- Education: University College London (PhD)
- Known for: Scientific Advisory Group for Emergencies
- Scientific career
- Fields: Data science
- Workplaces: ASI Data Science University College London Vote Leave
- Thesis: Engineering the properties of magnetic molecules through the interaction with the surface (2014)
- Doctoral advisor: Cyrus Hirjibehedin

= Ben Warner =

British data scientist

Ben Warner is a British data scientist.

== Education ==
Warner earned a PhD at University College London for research investigating single molecule spintronics.

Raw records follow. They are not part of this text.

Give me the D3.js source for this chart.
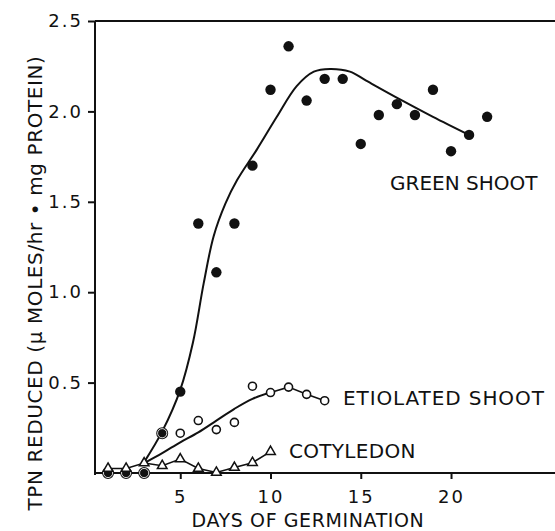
<!DOCTYPE html>
<html>
<head>
<meta charset="utf-8">
<script src="https://cdn.jsdelivr.net/npm/d3@7"></script>
<style>
  body { margin: 0; background: #fff; }
  text { font-family: "DejaVu Sans", sans-serif; fill: #111; }
</style>
</head>
<body>
<div id="chart"></div>
<script>
// days of germination
let days = [1, 2, 3, 4, 5, 6, 7, 8, 9, 10, 11, 12, 13, 14, 15, 16, 17, 18, 19, 20, 21, 22];
let greenShoot = [0, 0, 0, 0.22, 0.45, 1.38, 1.11, 1.38, 1.70, 2.12, 2.36, 2.06, 2.18, 2.18, 1.82, 1.98, 2.04, 1.98, 2.12, 1.78, 1.87, 1.97];

let etioDays = [1, 2, 3, 4, 5, 6, 7, 8, 9, 10, 11, 12, 13];
let etiolatedShoot = [0, 0, 0, 0.22, 0.22, 0.29, 0.24, 0.28, 0.48, 0.445, 0.475, 0.435, 0.40];

let cotyDays = [1, 2, 3, 4, 5, 6, 7, 8, 9, 10];
let cotyledon = [0.025, 0.025, 0.055, 0.04, 0.077, 0.025, 0.003, 0.03, 0.057, 0.118];

// hand drawn fit lines
let greenFitDays = [3, 4, 5, 5.7, 6.3, 6.85, 7.5, 8.15, 9.25, 10.35, 11.45, 12.4, 13.3, 14.4, 15.3, 17.2, 19, 21];
let greenFit = [0.06, 0.23, 0.46, 0.72, 1.05, 1.31, 1.49, 1.62, 1.79, 1.97, 2.14, 2.22, 2.235, 2.22, 2.17, 2.065, 1.97, 1.87];
let etioFitDays = [3, 4, 5, 6, 7, 8, 9, 10];
let etioFit = [0.055, 0.11, 0.17, 0.225, 0.29, 0.355, 0.41, 0.445];

let xTicks = [5, 10, 15, 20];
let yTicks = [0.5, 1.0, 1.5, 2.0, 2.5];

let width = 555,
    height = 531;

let x = d3.scaleLinear().domain([0, 25.76]).range([90, 555]);
let y = d3.scaleLinear().domain([0, 2.5]).range([473, 21]);
let yAxisX = 95;

let svg = d3.select("#chart")
      .append("svg")
      .attr("width", width)
      .attr("height", height);

// axes
let xAxis = svg.append("g")
      .attr("transform", "translate(0," + y(0) + ")")
      .call(d3.axisBottom(x).tickValues(xTicks).tickSize(6).tickSizeOuter(0).tickPadding(11)
        .tickFormat(d3.format("d")));
xAxis.select(".domain").attr("d", "M" + yAxisX + ",0H" + width);

let yAxis = svg.append("g")
      .attr("transform", "translate(" + yAxisX + ",0)")
      .call(d3.axisLeft(y).tickValues(yTicks).tickSize(7).tickSizeOuter(0).tickPadding(5)
        .tickFormat(d3.format(".1f")));
yAxis.select(".domain").attr("d", "M0," + (y(0) + 2) + "V" + y(2.5));

svg.selectAll(".domain, .tick line").attr("stroke", "#111").attr("stroke-width", 2);
svg.selectAll(".tick text")
    .style("font-family", "DejaVu Sans")
    .style("font-size", "18px")
    .style("letter-spacing", "2px")
    .attr("fill", "#111");

// top frame line
svg.append("line")
    .attr("x1", yAxisX).attr("x2", width)
    .attr("y1", y(2.5)).attr("y2", y(2.5))
    .attr("stroke", "#111").attr("stroke-width", 2);

// axis titles
svg.append("text")
    .attr("x", 308).attr("y", 527)
    .attr("text-anchor", "middle")
    .style("font-size", "19px")
    .style("letter-spacing", "0.6px")
    .text("DAYS OF GERMINATION");

svg.append("text")
    .attr("transform", "translate(42,283) rotate(-90)")
    .attr("text-anchor", "middle")
    .style("font-size", "20px")
    .style("letter-spacing", "0.6px")
    .text("TPN REDUCED (\u03bc MOLES/hr \u2022 mg PROTEIN)");

// fit lines
let smooth = d3.line()
      .x(function(d) { return x(d[0]); })
      .y(function(d) { return y(d[1]); })
      .curve(d3.curveCatmullRom.alpha(0.5));
let straight = d3.line()
      .x(function(d) { return x(d[0]); })
      .y(function(d) { return y(d[1]); });

svg.append("path")
    .attr("d", smooth(d3.zip(greenFitDays, greenFit)))
    .attr("fill", "none").attr("stroke", "#111").attr("stroke-width", 2);

svg.append("path")
    .attr("d", smooth(d3.zip(etioFitDays, etioFit)))
    .attr("fill", "none").attr("stroke", "#111").attr("stroke-width", 2);

svg.append("path")
    .attr("d", straight(d3.zip(etioDays, etiolatedShoot).slice(9)))
    .attr("fill", "none").attr("stroke", "#111").attr("stroke-width", 1.6);

svg.append("path")
    .attr("d", straight(d3.zip(cotyDays, cotyledon)))
    .attr("fill", "none").attr("stroke", "#111").attr("stroke-width", 1.6);

// markers
svg.selectAll(".etio")
    .data(d3.zip(etioDays, etiolatedShoot))
    .enter().append("circle")
    .attr("class", "etio")
    .attr("cx", function(d) { return x(d[0]); })
    .attr("cy", function(d) { return y(d[1]); })
    .attr("r", function(d) { return d[0] <= 4 ? 5.2 : 4; })
    .attr("fill", "#fff")
    .attr("stroke", "#111")
    .attr("stroke-width", 1.6);

svg.selectAll(".green")
    .data(d3.zip(days, greenShoot))
    .enter().append("circle")
    .attr("class", "green")
    .attr("cx", function(d) { return x(d[0]); })
    .attr("cy", function(d) { return y(d[1]); })
    .attr("r", function(d) { return d[0] <= 4 ? 4.6 : 5.2; })
    .attr("fill", "#111")
    .attr("stroke", function(d) { return d[0] <= 4 ? "#fff" : "none"; })
    .attr("stroke-width", 0.8);

let tri = d3.symbol().type(d3.symbolTriangle).size(40);
svg.selectAll(".coty")
    .data(d3.zip(cotyDays, cotyledon))
    .enter().append("path")
    .attr("class", "coty")
    .attr("transform", function(d) { return "translate(" + x(d[0]) + "," + y(d[1]) + ")"; })
    .attr("d", tri)
    .attr("fill", "#fff")
    .attr("stroke", "#111")
    .attr("stroke-width", 1.5);

// series labels
svg.append("text")
    .attr("x", 390).attr("y", 190)
    .style("font-size", "20px")
    .text("GREEN SHOOT");

svg.append("text")
    .attr("x", 343).attr("y", 405)
    .style("font-size", "20px")
    .style("letter-spacing", "0.9px")
    .text("ETIOLATED SHOOT");

svg.append("text")
    .attr("x", 289).attr("y", 458)
    .style("font-size", "20px")
    .style("letter-spacing", "0.3px")
    .text("COTYLEDON");
</script>
</body>
</html>
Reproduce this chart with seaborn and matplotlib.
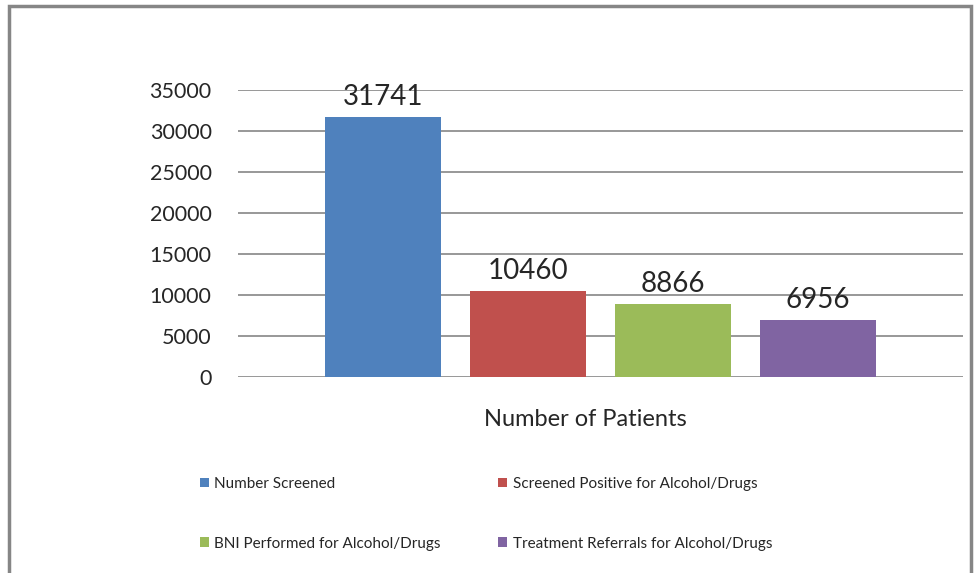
import matplotlib
matplotlib.use("Agg")
import matplotlib.pyplot as plt
from matplotlib.patches import Rectangle
import pandas as pd
import seaborn as sns

# chart values
category = "Number of Patients"
series = [
    "Number Screened",
    "Screened Positive for Alcohol/Drugs",
    "BNI Performed for Alcohol/Drugs",
    "Treatment Referrals for Alcohol/Drugs",
]
values = [31741, 10460, 8866, 6956]
colors = ["#4F81BD", "#C0504D", "#9BBB59", "#8064A2"]
yticks = [0, 5000, 10000, 15000, 20000, 25000, 30000, 35000]

df = pd.DataFrame({"category": [category] * len(series), "series": series, "value": values})

sns.set_style("white")
plt.rcParams["font.family"] = ["Lato", "DejaVu Sans"]

fig = plt.figure(figsize=(9.77, 5.73), dpi=100)
ax = fig.add_axes([238 / 977, 1 - 377 / 573, 725 / 977, 287 / 573])

sns.barplot(data=df, x="category", y="value", hue="series", palette=colors,
            width=0.8, gap=0.2, saturation=1, linewidth=0, ax=ax)

ax.set_xlim(-0.5, 0.5)
ax.set_ylim(0, 35000)
ax.set_yticks(yticks)
ax.set_yticklabels([str(t) for t in yticks], fontsize=15.5)
ax.yaxis.grid(True, color="#868686", linewidth=1.2)
ax.set_axisbelow(True)
ax.tick_params(axis="y", length=0, pad=19)
ax.tick_params(axis="x", length=0)
ax.set_xticklabels([])
ax.set_xlabel(category, fontsize=17)
ax.xaxis.set_label_coords((585 - 238) / 725, -0.11)
ax.set_ylabel("")
for s in ax.spines.values():
    s.set_visible(False)

for cont in ax.containers:
    ax.bar_label(cont, padding=5, fontsize=20)

handles, labels = ax.get_legend_handles_labels()
ax.get_legend().remove()
order = [0, 2, 1, 3]  # fill rows first, like the original
fig.legend([handles[i] for i in order], [labels[i] for i in order], ncol=2,
           loc="upper left", bbox_to_anchor=(186 / 977, 1 - 463 / 573), frameon=False,
           fontsize=11, handlelength=0.6, handleheight=0.6, handletextpad=0.35,
           labelspacing=3.0, columnspacing=3.75)

# outer chart frame
fig.patches.append(Rectangle((9 / 977, -0.05), 962 / 977, 1.05 - 6 / 573,
                             transform=fig.transFigure, fill=False,
                             edgecolor="#868686", linewidth=2.5))

fig.savefig("out.png", dpi=100)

The research was supervised by Cyrus Hirjibehedin and was awarded the Marshall Stoneham prize.

==Career==
Warner was a postdoctoral research fellow in quantum physics at the centre for nanotechnology at University College London. He left to join ASI Data Science (now Faculty), a company founded by his brother Marc Warner in 2014, where he is now a commercial principal.

Warner was a key figure in the computer modelling used by Vote Leave's successful 2016 referendum campaign. He was brought in by Dominic Cummings to run the Conservative Party's private computer model for the 2019 general election, which predicted that the Conservative Party would win 364 seats (they won 365).

Warner was a member of the Scientific Advisory Group for Emergencies (SAGE) during the COVID-19 pandemic, with Cummings and 21 others.